Second, although EPS has been growing, part of the growth is due to CMG’s stock repurchase plan. Between 2008 and 2009, CMG was authorized to repurchase $200M worth of class B shares. Although share repurchases demonstrates management’s commitment to the firm and allows the remaining shareholder to share in a greater proportion of the earnings, it also skews the growth numbers when only EPS is examined.

Looking at total earnings, the growth rates seen in regard to EPS are tempered slightly.

Third and most important is the same-store sale. Chipotle’s growth is almost entirely driven by the addition of new stores. In 2009 the company added nearly 120 stores and expects to do the same in 2010. However in FY09 CMG existing stores were only able to increase revenue by approximately 2% (4% in the most recent quarter). By comparison, Yum! Brands, Inc.(NYSE: YUM) reported 2% same store sales growth in the United States (although globally this number was negative, as CMG does not have a real presence outside the United States the US metric is the proper comparable).

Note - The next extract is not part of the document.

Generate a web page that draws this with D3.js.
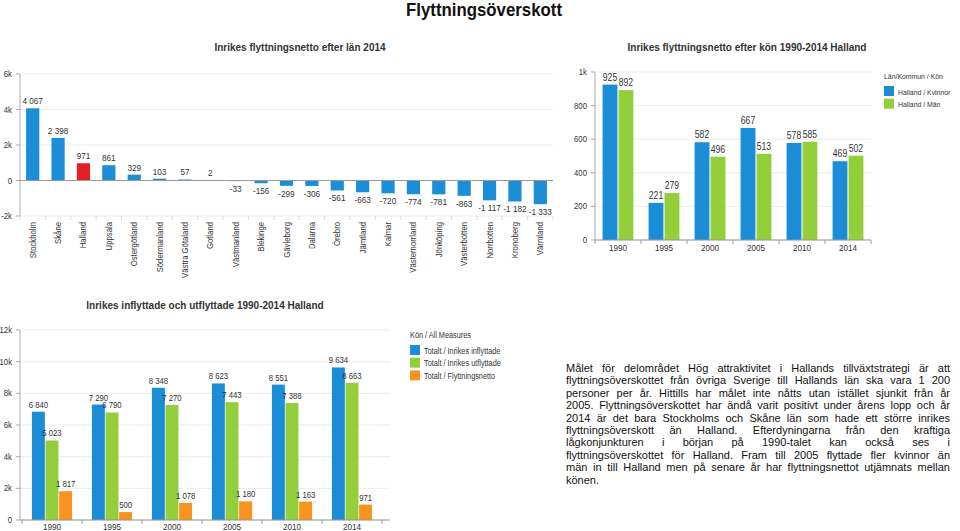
<!DOCTYPE html>
<html>
<head>
<meta charset="utf-8">
<script src="https://cdnjs.cloudflare.com/ajax/libs/d3/7.8.5/d3.min.js"></script>
<style>
  body { margin: 0; background: #fff; font-family: "Liberation Sans", Arial, sans-serif; }
  #wrap { position: relative; width: 960px; height: 531px; overflow: hidden; }
  svg { position: absolute; left: 0; top: 0; }
  #note { position: absolute; left: 566px; top: 362px; width: 384px; font-size: 11px; line-height: 12.4px; color: #111; }
  #note div { text-align: justify; text-align-last: justify; white-space: nowrap; }
  #note div.last { text-align-last: left; }
</style>
</head>
<body>
<div id="wrap">
<svg width="960" height="531"></svg>
<div id="note"></div>
</div>
<script>
// chart 1: net migration per county 2014
var lan = ["Stockholm","Skåne","Halland","Uppsala","Östergötland","Södermanland","Västra Götaland","Gotland","Västmanland","Blekinge","Gävleborg","Dalarna","Örebro","Jämtland","Kalmar","Västernorrland","Jönköping","Västerbotten","Norrbotten","Kronoberg","Värmland"];
var lanNetto = [4067,2398,971,861,329,103,57,2,-33,-156,-299,-306,-561,-663,-720,-774,-781,-863,-1117,-1182,-1333];
var lanTicks = [-2000,0,2000,4000,6000];

// chart 2: net migration by sex
var years = ["1990","1995","2000","2005","2010","2014"];
var kvinnor = [925,221,582,667,578,469];
var man = [892,279,496,513,585,502];
var konTicks = [0,200,400,600,800,1000];
var konSeries = ["Halland / Kvinnor","Halland / Män"];

// chart 3: in- and out-migration
var inflyttade = [6840,7290,8348,8623,8551,9634];
var utflyttade = [5023,6790,7270,7443,7388,8663];
var netto = [1817,500,1078,1180,1163,971];
var flyttTicks = [0,2000,4000,6000,8000,10000,12000];
var flyttSeries = ["Totalt / Inrikes inflyttade","Totalt / Inrikes utflyttade","Totalt / Flyttningsnetto"];

var noteLines = [
  "Målet för delområdet Hög attraktivitet i Hallands tillväxtstrategi är att",
  "flyttningsöverskottet från övriga Sverige till Hallands län ska vara 1 200",
  "personer per år. Hittills har målet inte nåtts utan istället sjunkit från år",
  "2005. Flyttningsöverskottet har ändå varit positivt under årens lopp och år",
  "2014 är det bara Stockholms och Skåne län som hade ett större inrikes",
  "flyttningsöverskott än Halland. Efterdyningarna från den kraftiga",
  "lågkonjunkturen i början på 1990-talet kan också ses i",
  "flyttningsöverskottet för Halland. Fram till 2005 flyttade fler kvinnor än",
  "män in till Halland men på senare år har flyttningsnettot utjämnats mellan",
  "könen."
];

var blue = "#1c8dd7", green = "#93cf3a", orange = "#f7931e", red = "#e41f26";
var txt = "#333";
var loc = d3.formatLocale({decimal: ",", thousands: "\u00a0", grouping: [3], currency: ["", " kr"], minus: "-"});
var fmt = loc.format(",d");
var tickFmt = function(d) { return d === 0 ? "0" : d3.format("~s")(d).replace("−", "-"); };

var svg = d3.select("svg");

svg.append("text")
  .attr("class", "main")
  .attr("x", 484).attr("y", 16)
  .attr("text-anchor", "middle")
  .style("font-weight", "bold")
  .style("font-size", "19px")
  .attr("fill", "#111")
  .text("Flyttningsöverskott");

function title(x, y, t) {
  svg.append("text")
    .attr("class", "title")
    .attr("x", x).attr("y", y)
    .attr("text-anchor", "middle")
    .style("font-weight", "bold")
    .style("font-size", "10px")
    .attr("fill", txt)
    .text(t);
}

function yAxis(g, y, ticks, x0, x1) {
  g.selectAll(".grid").data(ticks).enter().append("line")
    .attr("x1", x0).attr("x2", x1)
    .attr("y1", function(d) { return y(d); }).attr("y2", function(d) { return y(d); })
    .attr("stroke", "#ececec");
  g.selectAll(".tk").data(ticks).enter().append("line")
    .attr("x1", x0 - 4).attr("x2", x0)
    .attr("y1", function(d) { return y(d); }).attr("y2", function(d) { return y(d); })
    .attr("stroke", "#aaa");
  g.selectAll(".tl").data(ticks).enter().append("text")
    .attr("x", x0 - 8).attr("y", function(d) { return y(d) + 3; })
    .attr("text-anchor", "end")
    .style("font-size", "9px")
    .attr("fill", txt)
    .text(tickFmt);
  g.append("line")
    .attr("x1", x0).attr("x2", x0)
    .attr("y1", y.range()[0]).attr("y2", y.range()[1])
    .attr("stroke", "#aaa");
}

// ---------- chart 1
title(300, 51, "Inrikes flyttningsnetto efter län 2014");
var g1 = svg.append("g");
var x1 = d3.scaleBand().domain(lan).range([20, 553]).paddingInner(0.48).paddingOuter(0.24);
var y1 = d3.scaleLinear().domain([-2000, 6000]).range([216, 74]);
yAxis(g1, y1, lanTicks, 20, 553);
g1.selectAll(".xt").data(d3.range(lan.length + 1)).enter().append("line")
  .attr("x1", function(i) { return x1.range()[0] + i * x1.step(); })
  .attr("x2", function(i) { return x1.range()[0] + i * x1.step(); })
  .attr("y1", 216).attr("y2", 220)
  .attr("stroke", "#ddd");
g1.selectAll("rect").data(lanNetto).enter().append("rect")
  .attr("x", function(d, i) { return x1(lan[i]); })
  .attr("width", x1.bandwidth())
  .attr("y", function(d) { return y1(Math.max(d, 0)); })
  .attr("height", function(d) { return Math.abs(y1(d) - y1(0)); })
  .attr("fill", function(d, i) { return lan[i] === "Halland" ? red : blue; });
g1.append("line")
  .attr("x1", 20).attr("x2", 553).attr("y1", y1(0)).attr("y2", y1(0))
  .attr("stroke", "#999");
g1.selectAll(".vl").data(lanNetto).enter().append("text")
  .attr("x", function(d, i) { return x1(lan[i]) + x1.bandwidth() / 2; })
  .attr("y", function(d) { return d >= 0 ? y1(d) - 4 : y1(d) + 11; })
  .attr("text-anchor", "middle")
  .style("font-size", "9.5px")
  .attr("fill", txt)
  .text(fmt);
g1.selectAll(".xl").data(lan).enter().append("text")
  .attr("transform", function(d) { return "translate(" + (x1(d) + x1.bandwidth() / 2 + 3) + ",222) rotate(-90)"; })
  .attr("text-anchor", "end")
  .style("font-size", "9px")
  .attr("fill", txt)
  .text(function(d) { return d; });

// ---------- chart 2
title(747, 51, "Inrikes flyttningsnetto efter kön 1990-2014 Halland");
var g2 = svg.append("g");
var x2 = d3.scaleBand().domain(years).range([595, 871]).paddingInner(0.33).paddingOuter(0.165);
var x2b = d3.scaleBand().domain(konSeries).range([0, x2.bandwidth()]).paddingInner(0.07);
var y2 = d3.scaleLinear().domain([0, 1000]).range([240, 72]);
yAxis(g2, y2, konTicks, 595, 871);
var konVals = [kvinnor, man];
var konCols = [blue, green];
konSeries.forEach(function(s, k) {
  g2.selectAll(".b" + k).data(konVals[k]).enter().append("rect")
    .attr("x", function(d, i) { return x2(years[i]) + x2b(s); })
    .attr("width", x2b.bandwidth())
    .attr("y", function(d) { return y2(d); })
    .attr("height", function(d) { return y2(0) - y2(d); })
    .attr("fill", konCols[k]);
  g2.selectAll(".l" + k).data(konVals[k]).enter().append("text")
    .attr("x", function(d, i) { return x2(years[i]) + x2b(s) + x2b.bandwidth() / 2; })
    .attr("y", function(d) { return y2(d) - 4; })
    .attr("text-anchor", "middle")
    .style("font-size", "10px")
    .attr("fill", txt)
    .text(fmt);
});
g2.append("line").attr("x1", 595).attr("x2", 871).attr("y1", 240).attr("y2", 240).attr("stroke", "#999");
g2.selectAll(".xt").data(d3.range(years.length + 1)).enter().append("line")
  .attr("x1", function(i) { return 595 + i * x2.step(); })
  .attr("x2", function(i) { return 595 + i * x2.step(); })
  .attr("y1", 240).attr("y2", 244).attr("stroke", "#999");
g2.selectAll(".xl").data(years).enter().append("text")
  .attr("x", function(d) { return x2(d) + x2.bandwidth() / 2; })
  .attr("y", 251)
  .attr("text-anchor", "middle")
  .style("font-size", "9.5px")
  .attr("fill", txt)
  .text(function(d) { return d; });

function legend(x, y, head, names, cols, fs) {
  var lg = svg.append("g");
  lg.append("text").attr("x", x).attr("y", y)
    .style("font-size", fs).attr("fill", txt).text(head);
  names.forEach(function(n, i) {
    lg.append("rect").attr("x", x).attr("y", y + 7 + i * 12.7).attr("width", 10).attr("height", 10).attr("fill", cols[i]);
    lg.append("text").attr("x", x + 14).attr("y", y + 15.5 + i * 12.7)
      .style("font-size", fs).attr("fill", txt).text(n);
  });
}
legend(884, 79, "Län/Kommun / Kön", konSeries, konCols, "8px");

// ---------- chart 3
title(205, 309, "Inrikes inflyttade och utflyttade 1990-2014 Halland");
var g3 = svg.append("g");
var x3 = d3.scaleBand().domain(years).range([22, 382]).paddingInner(0.33).paddingOuter(0.165);
var x3b = d3.scaleBand().domain(flyttSeries).range([0, x3.bandwidth()]).paddingInner(0.05);
var y3 = d3.scaleLinear().domain([0, 12000]).range([520, 330]);
yAxis(g3, y3, flyttTicks, 20, 390);
var flyttVals = [inflyttade, utflyttade, netto];
var flyttCols = [blue, green, orange];
flyttSeries.forEach(function(s, k) {
  g3.selectAll(".b" + k).data(flyttVals[k]).enter().append("rect")
    .attr("x", function(d, i) { return x3(years[i]) + x3b(s); })
    .attr("width", x3b.bandwidth())
    .attr("y", function(d) { return y3(d); })
    .attr("height", function(d) { return y3(0) - y3(d); })
    .attr("fill", flyttCols[k]);
});
flyttSeries.forEach(function(s, k) {
  g3.selectAll(".l" + k).data(flyttVals[k]).enter().append("text")
    .attr("x", function(d, i) { return x3(years[i]) + x3b(s) + x3b.bandwidth() / 2; })
    .attr("y", function(d) { return y3(d) - 4; })
    .attr("text-anchor", "middle")
    .style("font-size", "9px")
    .attr("fill", txt)
    .text(fmt);
});
g3.append("line").attr("x1", 20).attr("x2", 390).attr("y1", 520).attr("y2", 520).attr("stroke", "#999");
g3.selectAll(".xt").data(d3.range(years.length + 1)).enter().append("line")
  .attr("x1", function(i) { return 22 + i * x3.step(); })
  .attr("x2", function(i) { return 22 + i * x3.step(); })
  .attr("y1", 520).attr("y2", 524).attr("stroke", "#999");
g3.selectAll(".xl").data(years).enter().append("text")
  .attr("x", function(d) { return x3(d) + x3.bandwidth() / 2; })
  .attr("y", 530)
  .attr("text-anchor", "middle")
  .style("font-size", "9.5px")
  .attr("fill", txt)
  .text(function(d) { return d; });
legend(410, 338, "Kön / All Measures", flyttSeries, flyttCols, "8.5px");

// the source uses a narrow face; squeeze glyphs a little
svg.selectAll("text").each(function() {
  var t = d3.select(this);
  var w = this.getComputedTextLength();
  if (t.classed("title")) return;
  var f = t.classed("main") ? 156 / w : 0.86;
  t.attr("textLength", w * f).attr("lengthAdjust", "spacingAndGlyphs");
});

// ---------- text block
d3.select("#note").selectAll("div").data(noteLines).enter().append("div")
  .attr("class", function(d, i) { return i === noteLines.length - 1 ? "last" : null; })
  .text(function(d) { return d; });
</script>
</body>
</html>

Moreover, in large part, the same-store sales growth was due to an increase in price and not from driving new customers to the stores (the most recent quarter was more promising in this regard). Therefore, should prices stabilize the same-store sales growth may start to slide.

To be clear, the addition of each store adds approximately $1.5M of revenue to CMG’s income statement, while existing stores, on a yearly basis will each add only between 30 and 50 thousand dollars.

These same store sales should be a waiving red flag that the growth is not sustainable. It took four years before the heard realized that Krispy Kreme Doughnuts, Inc.’s (NYSE: KKD) growth, which was attributable mainly to the opening of new locations, was unsustainable, and where KKD was able to maintain 10% same-store-sales growth in the year before its stock price deflated, the same cannot be said about CMG.

It took Dave Thomas 50years to build Wendy’s to a 6,500 outlet franchise. CMG already has nearly 1000 stores; I can’t explain why people believe this growth can be sustained. (remember as the number of stores increase a greater number of stores need to be added each year to maintain the current growth.)

I don’t want to detract completely from CMG, the company has been doing a good job at increasing gross margin and reducing labour and other costs, but if you choose to buy CMG you are doing it for the growth, and one day, just like with CROX and with KKD, you will be surprised that the growth did not materialize.

To be clear, I am not suggesting CMG is a short, I am sure if you did this you’ll get burned. CMG likely still has some legs to ride the growth honey train, but the train will run out of steam one day and any gains will very likely evaporate.

Disclosure: I am not long any stock mentioned in this article.

Editor's note: This article was originally posted as an Instablog on June 14th when CMG was trading at $150 and has been updated to reflect CMG's current price of $135.26.